Yup, Let me try to piece this together. I mentioned earlier, this was from an old implementation and it looks like I missed some parts here. So sorry for that.
sudo mkdir -p /etc/systemd/system/gdm.service.d/
sudo vi /etc/systemd/system/gdm.service.d/override.conf
Perhaps, but yes, you can remove the vulnerability by removing the functionality or keep the functionality available (off by default) and give the user the ability to decide if they can live with the risk in their specific environment. I think the latter is the more reasonable approach.
In other words, “-listen” with a file descriptor is mutually exclusive with “-listen tcp” (for example), so this fix will not help with Wayland compositors that spawn Xwayland with a listen on a socket (like gnome-shell/mutter, weston or wlroots based compositors) - Adding “-listen tcp” to the Xwayland command line from those Wayland compositors will have no effect.
add “-listen tcp” to the end of each line containing “$@”
Example:
#!/usr/bin/sh
#
# Execute Xorg.wrap if it exists otherwise execute Xorg directly.

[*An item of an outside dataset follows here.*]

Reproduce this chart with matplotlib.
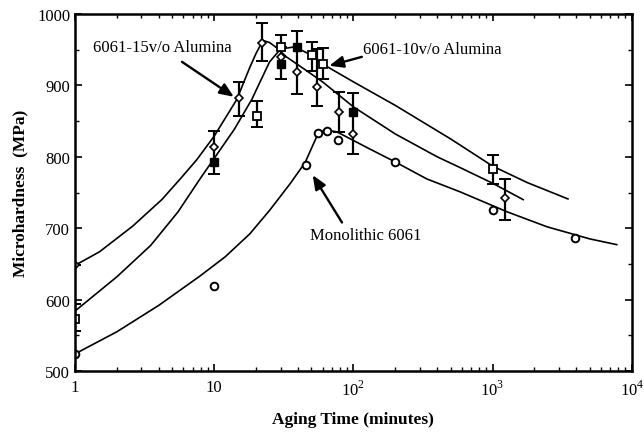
#!/usr/bin/env python3
"""
Microhardness vs aging time for 6061 and 6061/alumina composites.
Saves out.png
"""

import matplotlib
matplotlib.use("Agg")
import matplotlib.pyplot as plt
from matplotlib.ticker import LogLocator, FixedLocator, MultipleLocator, NullFormatter

plt.rcParams["font.family"] = ["Liberation Serif", "DejaVu Serif"]
plt.rcParams["mathtext.fontset"] = "custom"
plt.rcParams["mathtext.rm"] = "Liberation Serif"

# --- fitted curves ---
curve15_x = [1, 1.5, 2.6, 4.2, 5.7, 7.5, 10, 14.5, 18, 20, 22.4, 25, 28, 33, 45, 60,
             100, 200, 400, 583, 1000, 1660]
curve15_y = [648, 667, 703, 740, 769, 796, 829, 880, 925, 945, 963, 960, 953, 940, 922, 905,
             870, 832, 800, 785, 763, 740]

curve10_x = [1, 2, 3.5, 5.5, 7.9, 14, 18.7, 21, 25, 30, 38, 48, 60, 100, 200, 500, 1000, 1770, 3480]
curve10_y = [584, 632, 676, 723, 769, 839, 881, 902, 933, 951, 954, 944, 930, 905, 872, 825, 787, 764, 741]

curve0_x = [1, 2, 4, 7.9, 12, 18, 25, 35, 45, 55, 62, 76, 131, 199, 337, 583, 1270, 2460, 5000, 7800]
curve0_y = [524, 555, 592, 633, 660, 692, 725, 762, 792, 830, 838, 835, 811, 793, 769, 751, 723, 702, 685, 677]

# --- measured points ---
# 6061-15v/o Alumina (diamonds)
d15_x = [1, 10, 15.1, 22, 30.3, 39.3, 54.7, 78.6, 100, 1234]
d15_y = [648, 814, 882, 960, 940, 919, 898, 863, 832, 742]
d15_lo = [648, 776, 857, 934, 909, 888, 871, 835, 804, 712]
d15_hi = [648, 836, 905, 987, 970, 976, 951, 891, 889, 769]

# 6061-10v/o Alumina (open squares)
s10_x = [1, 20.3, 30.3, 50.5, 60.5, 1000]
s10_y = [573, 857, 954, 943, 930, 783]
s10_lo = [556, 842, 954, 920, 909, 762]
s10_hi = [594, 878, 954, 961, 952, 803]

# 6061-10v/o Alumina (filled squares)
f10_x = [10, 30.3, 39.3, 100]
f10_y = [793, 930, 954, 863]

# Monolithic 6061 (circles)
c0_x = [1, 10, 45.5, 55.6, 64.6, 78, 199, 1000, 3900]
c0_y = [524, 619, 789, 833, 836, 823, 793, 726, 686]

xticks = [1, 10, 100, 1000, 10000]
xtick_labels = ["1", "10", r"$10^{2}$", r"$10^{3}$", r"$10^{4}$"]
yticks = [500, 600, 700, 800, 900, 1000]


def main():
    fig = plt.figure(figsize=(6.44, 4.39), dpi=100)
    ax = fig.add_axes([0.1165, 0.1526, 0.8645, 0.8132])

    lw = 1.2
    ax.plot(curve15_x, curve15_y, color="black", lw=lw)
    ax.plot(curve10_x, curve10_y, color="black", lw=lw)
    ax.plot(curve0_x, curve0_y, color="black", lw=lw)

    ebkw = dict(fmt="none", ecolor="black", elinewidth=1.6, capsize=4, capthick=1.4)
    ax.errorbar(d15_x, d15_y,
                yerr=[[y - l for y, l in zip(d15_y, d15_lo)], [h - y for y, h in zip(d15_y, d15_hi)]],
                **ebkw)
    ax.errorbar(s10_x, s10_y,
                yerr=[[y - l for y, l in zip(s10_y, s10_lo)], [h - y for y, h in zip(s10_y, s10_hi)]],
                **ebkw)

    ax.plot(d15_x, d15_y, "D", ms=4.2, mfc="white", mec="black", mew=1.2, ls="none")
    ax.plot(s10_x, s10_y, "s", ms=5.5, mfc="white", mec="black", mew=1.3, ls="none")
    ax.plot(f10_x, f10_y, "s", ms=5.5, mfc="black", mec="black", ls="none")
    ax.plot(c0_x, c0_y, "o", ms=5.5, mfc="white", mec="black", mew=1.4, ls="none")

    ax.set_xscale("log")
    ax.set_xlim(1, 10000)
    ax.set_ylim(500, 1000)

    ax.xaxis.set_major_locator(FixedLocator(xticks))
    ax.set_xticklabels(xtick_labels)
    ax.xaxis.set_minor_locator(LogLocator(base=10, subs=range(2, 10)))
    ax.xaxis.set_minor_formatter(NullFormatter())
    ax.set_yticks(yticks)
    ax.yaxis.set_minor_locator(MultipleLocator(50))

    ax.tick_params(which="both", direction="in", top=True, right=True, labelsize=12)
    ax.tick_params(which="major", length=5, width=1.2)
    ax.tick_params(which="minor", length=3, width=1.0)
    ax.tick_params(axis="x", pad=6)
    for sp in ax.spines.values():
        sp.set_linewidth(1.8)

    ax.set_xlabel("Aging Time (minutes)", fontsize=12.5, fontweight="bold", labelpad=9)
    ax.set_ylabel("Microhardness  (MPa)", fontsize=12.5, fontweight="bold", labelpad=6)

    # annotations: labels and arrows
    akw = dict(arrowstyle="-|>,head_length=0.6,head_width=0.25", color="black", lw=1.7,
               mutation_scale=14, shrinkA=0, shrinkB=1)
    ax.text(1.35, 954, "6061-15v/o Alumina", fontsize=12, ha="left", va="center")
    ax.annotate("", xy=(14.1, 883), xytext=(5.87, 933), arrowprops=akw)

    ax.text(117, 951, "6061-10v/o Alumina", fontsize=12, ha="left", va="center")
    ax.annotate("", xy=(65.6, 927), xytext=(115, 940), arrowprops=akw)

    ax.text(48.8, 690, "Monolithic 6061", fontsize=12, ha="left", va="center")
    ax.annotate("", xy=(50.4, 776), xytext=(82.8, 708), arrowprops=akw)

    fig.savefig("out.png", dpi=100)
    plt.close(fig)


if __name__ == "__main__":
    main()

# This allows distros to put the suid wrapper in a separate package.
basedir="/usr/libexec"
if [ -x "$basedir"/Xorg.wrap ]; then
exec "$basedir"/Xorg.wrap "$@" -listen tcp
else
exec "$basedir"/Xorg "$@" -listen tcp
fi
sudo set-default multi-user
reboot and login
startx
That’s the only way I got it to work as you described
I’ve never attempted this, but the man page (man weston.ini) appears to indicate that you can create a ~/config/weston.ini file containing the following lines to direct Wayland to launch a custom wrapper script instead of Xwayland directly.
[xwayland]
path=/usr/local/bin/Xwayland
I think your custom wrapper could then, conditionally, replace -listenfd <fd> with -listen tcp (you would only do it if the app being launched is your instrument). It is still a hack, but since it avoids modifying /usr/bin/Xwayland directly, I think it will at least survive system updates.

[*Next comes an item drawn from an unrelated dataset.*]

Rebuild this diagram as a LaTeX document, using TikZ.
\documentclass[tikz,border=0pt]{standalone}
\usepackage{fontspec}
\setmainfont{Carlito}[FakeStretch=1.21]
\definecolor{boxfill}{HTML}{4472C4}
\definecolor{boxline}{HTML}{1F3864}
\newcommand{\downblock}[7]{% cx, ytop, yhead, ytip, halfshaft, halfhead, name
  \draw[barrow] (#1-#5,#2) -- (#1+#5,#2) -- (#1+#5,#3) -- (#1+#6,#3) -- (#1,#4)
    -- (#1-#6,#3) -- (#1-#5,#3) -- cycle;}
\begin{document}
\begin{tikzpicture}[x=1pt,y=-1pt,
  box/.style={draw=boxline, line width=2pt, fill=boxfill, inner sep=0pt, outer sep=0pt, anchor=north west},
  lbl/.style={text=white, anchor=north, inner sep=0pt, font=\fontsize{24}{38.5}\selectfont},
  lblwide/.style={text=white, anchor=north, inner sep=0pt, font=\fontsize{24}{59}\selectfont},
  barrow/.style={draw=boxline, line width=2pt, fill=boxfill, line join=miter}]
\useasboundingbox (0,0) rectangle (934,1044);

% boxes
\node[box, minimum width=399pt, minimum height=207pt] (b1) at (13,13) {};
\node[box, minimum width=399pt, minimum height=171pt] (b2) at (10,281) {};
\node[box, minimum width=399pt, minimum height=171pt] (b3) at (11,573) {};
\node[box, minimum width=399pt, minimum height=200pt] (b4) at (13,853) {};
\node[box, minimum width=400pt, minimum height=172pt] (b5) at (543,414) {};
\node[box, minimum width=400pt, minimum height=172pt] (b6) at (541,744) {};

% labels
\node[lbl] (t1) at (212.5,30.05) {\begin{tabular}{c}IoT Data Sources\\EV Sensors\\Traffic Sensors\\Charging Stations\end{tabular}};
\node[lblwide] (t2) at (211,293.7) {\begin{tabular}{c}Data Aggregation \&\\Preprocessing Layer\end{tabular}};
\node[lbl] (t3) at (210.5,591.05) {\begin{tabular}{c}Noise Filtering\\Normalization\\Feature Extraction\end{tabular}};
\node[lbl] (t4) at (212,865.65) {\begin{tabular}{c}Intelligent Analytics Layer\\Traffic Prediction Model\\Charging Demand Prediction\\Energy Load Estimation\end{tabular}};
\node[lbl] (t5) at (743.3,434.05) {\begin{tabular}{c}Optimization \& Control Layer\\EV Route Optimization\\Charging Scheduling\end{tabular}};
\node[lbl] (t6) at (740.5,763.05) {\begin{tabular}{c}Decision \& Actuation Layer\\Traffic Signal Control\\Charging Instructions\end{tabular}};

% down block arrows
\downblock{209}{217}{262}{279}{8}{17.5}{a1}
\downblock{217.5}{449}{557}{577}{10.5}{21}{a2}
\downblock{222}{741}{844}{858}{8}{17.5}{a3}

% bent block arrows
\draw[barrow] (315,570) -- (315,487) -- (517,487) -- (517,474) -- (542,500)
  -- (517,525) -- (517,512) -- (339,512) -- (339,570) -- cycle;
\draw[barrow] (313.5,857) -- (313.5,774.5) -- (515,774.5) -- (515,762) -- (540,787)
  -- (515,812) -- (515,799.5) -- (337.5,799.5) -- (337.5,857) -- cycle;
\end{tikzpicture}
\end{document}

Edit: Reading the paragraph above the earlier quoted one:
Just a final note, when using “-listenfd” (the new option) or “-listen” with a file descriptor (the newly deprecated old way), Xwayland will receive its sockets from the parent process and cannot create its own socket …
So even swapping the -listenfd <fd> with -listen tcp may not work (IIUC, the fd was created before Xwayland is called). If so, you’ll have to go back to your socat workaround. The wrapper script should still be able to scan the parameters to find what fd socat needs to forward to port 6000.
No, I might be misunderstanding the man pages, but it looks like that ~/.config/weston.ini file is a default for all wayland compositors unless the WESTON_CONFIG_FILE env is set.
Also, it looks like Xwayland will listen on multiple file descriptors, so I think you should be able to add another one and forward your port 6000 to that. For example, your /usr/local/bin/Xwayland wrapper might contain the following (untested):
#!/usr/bin/bash
fd=""
if [[ -n $XDG_RUNTIME_DIR ]]; then
MYPORT=6000
MYPIPE="$XDG_RUNTIME_DIR/xwayland-$MYPORT"
socat PIPE:$MYPIPE TCP-LISTEN:$MYPORT,reuseaddr &
sleep 1
if [[ -p $MYPIPE ]]; then
exec {fd}<>"$MYPIPE"
flock -n "$fd" || fd=""
fi
fi
/usr/bin/Ywayland "$@" ${fd:+-listenfd $fd}
Again, untested, but I think something along those lines might work.
Edit: I just tried to test this a bit, but I couldn’t get Wayland to read that ~/.config/weston.ini. Additionally, gnome-shell doesn’t have access to create /run/xwayland-6000. So I moved /usr/bin/Xwayland to /usr/bin/Ywayland and then put the above script at /usr/bin/Xwayland. It seems like it might be working now. It is, at least, listening on the port.